If there was one piece of advice you could give an aspiring writer, what would it be?
Just one? Wow. OK. I’m going to assume that they’ve already heard from others or know themselves to read and write as much as they can. They should. But also, they should do/see/learn/explore things that are very different from reading and writing, like butoh movement, motorcycle racing classes, video gaming, pie baking, experimental performance theater, braving the snowboard terrain park, improv, how circuits are built, lessons at a shooting range, music lectures, cartooning—the stranger and more different from your regular routine the better. When I open myself to new experiences like these (everything I just mentioned is something I’ve tried), I can feel things in my brain firing in different, out-of-the-ordinary ways. Though I can’t say exactly how it works to develop my writing—there isn’t a 1:1 link most of the time—I’m very sure it does.

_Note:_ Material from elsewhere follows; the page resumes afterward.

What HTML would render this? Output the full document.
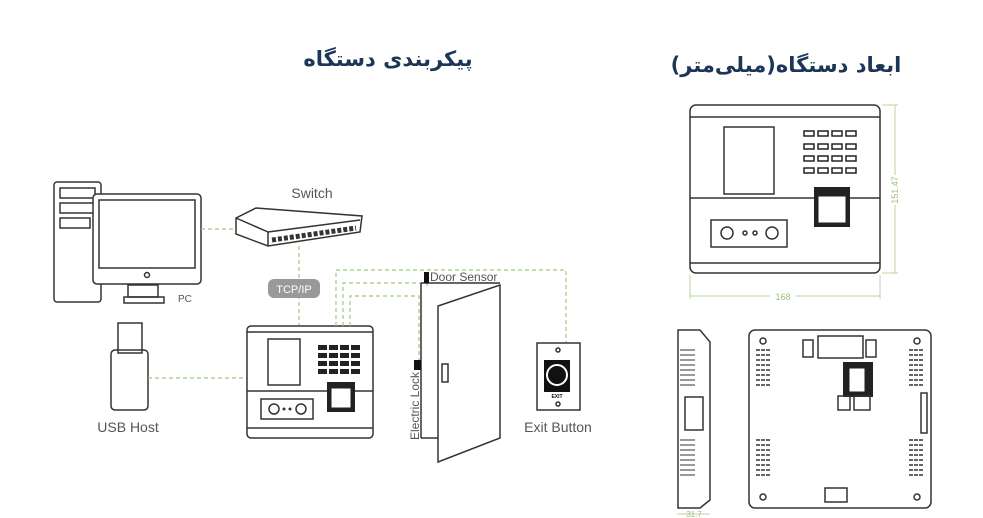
<!DOCTYPE html>
<html><head><meta charset="utf-8"><style>
html,body{margin:0;padding:0;background:#fff;width:983px;height:518px;overflow:hidden}
svg{display:block}
.t{font-family:"DejaVu Sans","Liberation Sans",sans-serif;font-weight:bold;fill:#1d3557}
.l{font-family:"Liberation Sans",sans-serif;fill:#555}
.g{stroke:#9ccc7a;stroke-width:1.2;stroke-dasharray:4 3;fill:none}
.k{stroke:#333;fill:none;stroke-width:1.5}
.d{stroke:#b8d69c;stroke-width:1;fill:none}
</style></head><body>
<svg width="983" height="518" viewBox="0 0 983 518">
<text class="t" x="388" y="66" font-size="21" text-anchor="middle" direction="rtl">پیکربندی دستگاه</text>
<text class="t" x="786" y="72" font-size="21" text-anchor="middle" direction="rtl">ابعاد دستگاه(میلی‌متر)</text>

<!-- PC -->
<rect x="54" y="182" width="47" height="120" class="k" rx="3"/>
<rect x="60" y="188" width="35" height="10" class="k"/>
<rect x="60" y="203" width="35" height="10" class="k"/>
<rect x="60" y="218" width="30" height="10" class="k"/>
<rect x="93" y="194" width="108" height="90" rx="4" class="k" fill="#fff" style="fill:#fff"/>
<rect x="99" y="200" width="96" height="68" class="k"/>
<circle cx="147" cy="275" r="2.5" class="k"/>
<rect x="128" y="285" width="30" height="12" class="k"/>
<rect x="124" y="297" width="40" height="6" class="k"/>
<text class="l" x="178" y="302" font-size="10">PC</text>

<!-- switch -->
<text class="l" x="312" y="198" font-size="14" text-anchor="middle">Switch</text>
<polygon points="236,218 256,208 362,216 360,232 268,246 236,234" class="k" fill="#fff"/>
<line x1="236" y1="218" x2="268" y2="232" class="k"/>
<line x1="268" y1="232" x2="360" y2="220" class="k"/>
<line x1="268" y1="232" x2="268" y2="246" class="k"/>
<line x1="272" y1="240" x2="356" y2="228" stroke="#333" stroke-width="5" stroke-dasharray="4 2"/>
<line x1="201" y1="229" x2="236" y2="229" class="g"/>
<line x1="299" y1="246" x2="299" y2="326" class="g"/>
<rect x="268" y="279" width="52" height="19" rx="6" fill="#999"/>
<text x="294" y="293" font-size="11" text-anchor="middle" fill="#fff" font-family="Liberation Sans,sans-serif">TCP/IP</text>

<!-- USB -->
<rect x="118" y="323" width="24" height="30" class="k"/>
<rect x="111" y="350" width="37" height="60" rx="4" class="k" fill="#fff"/>
<text class="l" x="128" y="432" font-size="14" text-anchor="middle">USB Host</text>
<line x1="148" y1="378" x2="247" y2="378" class="g"/>

<!-- device -->
<rect x="247" y="326" width="126" height="112" rx="4" class="k"/>
<line x1="247" y1="332" x2="373" y2="332" class="k"/>
<line x1="247" y1="391" x2="373" y2="391" class="k"/>
<line x1="247" y1="428" x2="373" y2="428" class="k"/>
<rect x="268" y="339" width="32" height="46" class="k"/>
<g fill="#222"><rect x="318" y="345" width="9" height="5"/><rect x="329" y="345" width="9" height="5"/><rect x="340" y="345" width="9" height="5"/><rect x="351" y="345" width="9" height="5"/>
<rect x="318" y="353" width="9" height="5"/><rect x="329" y="353" width="9" height="5"/><rect x="340" y="353" width="9" height="5"/><rect x="351" y="353" width="9" height="5"/>
<rect x="318" y="361" width="9" height="5"/><rect x="329" y="361" width="9" height="5"/><rect x="340" y="361" width="9" height="5"/><rect x="351" y="361" width="9" height="5"/>
<rect x="318" y="369" width="9" height="5"/><rect x="329" y="369" width="9" height="5"/><rect x="340" y="369" width="9" height="5"/><rect x="351" y="369" width="9" height="5"/></g>
<rect x="327" y="382" width="28" height="30" fill="#222"/><rect x="331" y="388" width="20" height="20" fill="#fff" stroke="#222"/>
<rect x="261" y="399" width="52" height="20" class="k"/>
<circle cx="274" cy="409" r="5" class="k"/><circle cx="284" cy="409" r="1.5" fill="#333"/><circle cx="290" cy="409" r="1.5" fill="#333"/><circle cx="301" cy="409" r="5" class="k"/>

<!-- wiring -->
<polyline points="336,326 336,270 566,270 566,343" class="g"/>
<polyline points="343,326 343,283 427,283 427,288" class="g"/>
<polyline points="350,326 350,296 419,296 419,360" class="g"/>

<!-- door -->
<line x1="421" y1="283" x2="500" y2="283" class="k"/>
<line x1="421" y1="283" x2="421" y2="438" class="k"/>
<line x1="421" y1="438" x2="438" y2="438" class="k"/>
<polygon points="438,306 500,285 500,438 438,462" class="k" fill="#fff"/>
<rect x="442" y="364" width="6" height="18" class="k"/>
<rect x="424" y="272" width="5" height="11" fill="#111"/>
<rect x="414" y="360" width="7" height="10" fill="#111"/>
<text class="l" x="430" y="281" font-size="12">Door Sensor</text>
<text class="l" x="0" y="0" font-size="12" transform="translate(419,440) rotate(-90)">Electric Lock</text>

<!-- exit button -->
<rect x="537" y="343" width="43" height="67" class="k"/>
<circle cx="558" cy="350" r="2" class="k"/>
<rect x="544" y="360" width="26" height="32" fill="#111"/>
<circle cx="557" cy="375" r="10" stroke="#fff" stroke-width="2" fill="#111"/>
<text x="557" y="398" font-size="5" text-anchor="middle" font-family="Liberation Sans" font-weight="bold" fill="#111">EXIT</text>
<circle cx="558" cy="404" r="2" class="k"/>
<text class="l" x="558" y="432" font-size="14" text-anchor="middle">Exit Button</text>

<!-- front view dims -->
<rect x="690" y="105" width="190" height="168" rx="6" class="k"/>
<line x1="690" y1="117" x2="880" y2="117" class="k"/>
<line x1="690" y1="198" x2="880" y2="198" class="k"/>
<line x1="690" y1="263" x2="880" y2="263" class="k"/>
<rect x="724" y="127" width="50" height="67" class="k"/>
<g fill="#fff" stroke="#222" stroke-width="1.5">
<rect x="804" y="131" width="10" height="5"/><rect x="818" y="131" width="10" height="5"/><rect x="832" y="131" width="10" height="5"/><rect x="846" y="131" width="10" height="5"/>
<rect x="804" y="144" width="10" height="5"/><rect x="818" y="144" width="10" height="5"/><rect x="832" y="144" width="10" height="5"/><rect x="846" y="144" width="10" height="5"/>
<rect x="804" y="156" width="10" height="5"/><rect x="818" y="156" width="10" height="5"/><rect x="832" y="156" width="10" height="5"/><rect x="846" y="156" width="10" height="5"/>
<rect x="804" y="168" width="10" height="5"/><rect x="818" y="168" width="10" height="5"/><rect x="832" y="168" width="10" height="5"/><rect x="846" y="168" width="10" height="5"/></g>
<rect x="814" y="187" width="36" height="40" fill="#222"/><rect x="818" y="196" width="28" height="27" fill="#fff" stroke="#222"/>
<rect x="711" y="220" width="76" height="27" class="k"/>
<circle cx="727" cy="233" r="6" class="k"/><circle cx="745" cy="233" r="2" class="k"/><circle cx="755" cy="233" r="2" class="k"/><circle cx="772" cy="233" r="6" class="k"/>
<line x1="895" y1="105" x2="895" y2="273" class="d"/>
<line x1="882" y1="105" x2="898" y2="105" class="d"/><line x1="882" y1="273" x2="898" y2="273" class="d"/>
<rect x="890" y="175" width="10" height="30" fill="#fff"/>
<text x="0" y="0" font-size="9" fill="#9cbf7a" font-family="Liberation Sans" text-anchor="middle" transform="translate(898,190) rotate(-90)">151.47</text>
<line x1="690" y1="296" x2="880" y2="296" class="d"/>
<line x1="690" y1="275" x2="690" y2="299" class="d"/><line x1="880" y1="275" x2="880" y2="299" class="d"/>
<rect x="770" y="290" width="26" height="12" fill="#fff"/>
<text x="783" y="300" font-size="9" fill="#9cbf7a" font-family="Liberation Sans" text-anchor="middle">168</text>

<!-- side view -->
<path d="M678,330 L700,330 L710,342 L710,500 L700,508 L678,508 Z" class="k"/>
<g stroke="#333" stroke-width="1">
<line x1="680" y1="350" x2="695" y2="350"/><line x1="680" y1="355" x2="695" y2="355"/><line x1="680" y1="360" x2="695" y2="360"/><line x1="680" y1="365" x2="695" y2="365"/><line x1="680" y1="370" x2="695" y2="370"/><line x1="680" y1="375" x2="695" y2="375"/><line x1="680" y1="380" x2="695" y2="380"/><line x1="680" y1="385" x2="695" y2="385"/>
<line x1="680" y1="440" x2="695" y2="440"/><line x1="680" y1="445" x2="695" y2="445"/><line x1="680" y1="450" x2="695" y2="450"/><line x1="680" y1="455" x2="695" y2="455"/><line x1="680" y1="460" x2="695" y2="460"/><line x1="680" y1="465" x2="695" y2="465"/><line x1="680" y1="470" x2="695" y2="470"/><line x1="680" y1="475" x2="695" y2="475"/></g>
<rect x="685" y="397" width="18" height="33" class="k"/>
<line x1="677" y1="514" x2="710" y2="514" class="d"/>
<text x="694" y="517" font-size="8" fill="#9cbf7a" font-family="Liberation Sans" text-anchor="middle">31.7</text>

<!-- back view -->
<rect x="749" y="330" width="182" height="178" rx="6" class="k"/>
<rect x="818" y="336" width="45" height="22" class="k"/>
<rect x="803" y="340" width="10" height="17" class="k"/><rect x="866" y="340" width="10" height="17" class="k"/>
<rect x="843" y="362" width="30" height="35" fill="#222"/><rect x="849" y="368" width="16" height="24" fill="#fff" stroke="#222"/>
<rect x="838" y="396" width="12" height="14" class="k"/><rect x="854" y="396" width="16" height="14" class="k"/>
<rect x="825" y="488" width="22" height="14" class="k"/>
<g stroke="#333" stroke-width="1.5" stroke-dasharray="4 1">
<line x1="756" y1="350" x2="770" y2="350"/><line x1="756" y1="355" x2="770" y2="355"/><line x1="756" y1="360" x2="770" y2="360"/><line x1="756" y1="365" x2="770" y2="365"/><line x1="756" y1="370" x2="770" y2="370"/><line x1="756" y1="375" x2="770" y2="375"/><line x1="756" y1="380" x2="770" y2="380"/><line x1="756" y1="385" x2="770" y2="385"/>
<line x1="756" y1="440" x2="770" y2="440"/><line x1="756" y1="445" x2="770" y2="445"/><line x1="756" y1="450" x2="770" y2="450"/><line x1="756" y1="455" x2="770" y2="455"/><line x1="756" y1="460" x2="770" y2="460"/><line x1="756" y1="465" x2="770" y2="465"/><line x1="756" y1="470" x2="770" y2="470"/><line x1="756" y1="475" x2="770" y2="475"/>
<line x1="909" y1="350" x2="923" y2="350"/><line x1="909" y1="355" x2="923" y2="355"/><line x1="909" y1="360" x2="923" y2="360"/><line x1="909" y1="365" x2="923" y2="365"/><line x1="909" y1="370" x2="923" y2="370"/><line x1="909" y1="375" x2="923" y2="375"/><line x1="909" y1="380" x2="923" y2="380"/><line x1="909" y1="385" x2="923" y2="385"/>
<line x1="909" y1="440" x2="923" y2="440"/><line x1="909" y1="445" x2="923" y2="445"/><line x1="909" y1="450" x2="923" y2="450"/><line x1="909" y1="455" x2="923" y2="455"/><line x1="909" y1="460" x2="923" y2="460"/><line x1="909" y1="465" x2="923" y2="465"/><line x1="909" y1="470" x2="923" y2="470"/><line x1="909" y1="475" x2="923" y2="475"/></g>
<circle cx="763" cy="341" r="3" class="k"/><circle cx="917" cy="341" r="3" class="k"/><circle cx="763" cy="497" r="3" class="k"/><circle cx="917" cy="497" r="3" class="k"/>
<rect x="921" y="393" width="6" height="40" class="k"/>
</svg>
</body></html>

Is there a book, poem, essay, etc. by another author that you wish you had written yourself? Why?
Again—I could write a book-length list of all the books, poems, essays, and et ceteras that I wish I’d written. I’ll spare you that and tell you this instead: A short while after I’d finished the manuscript for my first book of poems, I read The Invention of Solitude by Paul Auster. In the second half of that book, the section titled “The Book of Memory,” I found myself dog-earing every other page. And when I finished reading it, I thought, “Yes, that’s what I was trying to say—that’s what I meant.” I love those books but I sort of hate those moments because they make me feel like everything I want to say in writing has been said already by a much better writer. But still, here we are in the world and so we must try to make it our own in whatever ways we have.
If you could have coffee with any author living or dead, who would it be?
See answer to the next question.
What’s your favorite book?
See answer to the next question.
If you could pair your favorite book with a glass of wine or a pint of beer, what would you choose?
I’m terrible with the “who/what’s your favorite” questions because I don’t operate that way—hell, I can’t even read one book at a time! Every day, every week, it’s something different that catches my fancy, not because I’m fickle but because there is so much that’s wondrous. However, I can, with some measure of confidence based on long-term behavior, say: I choose whiskey.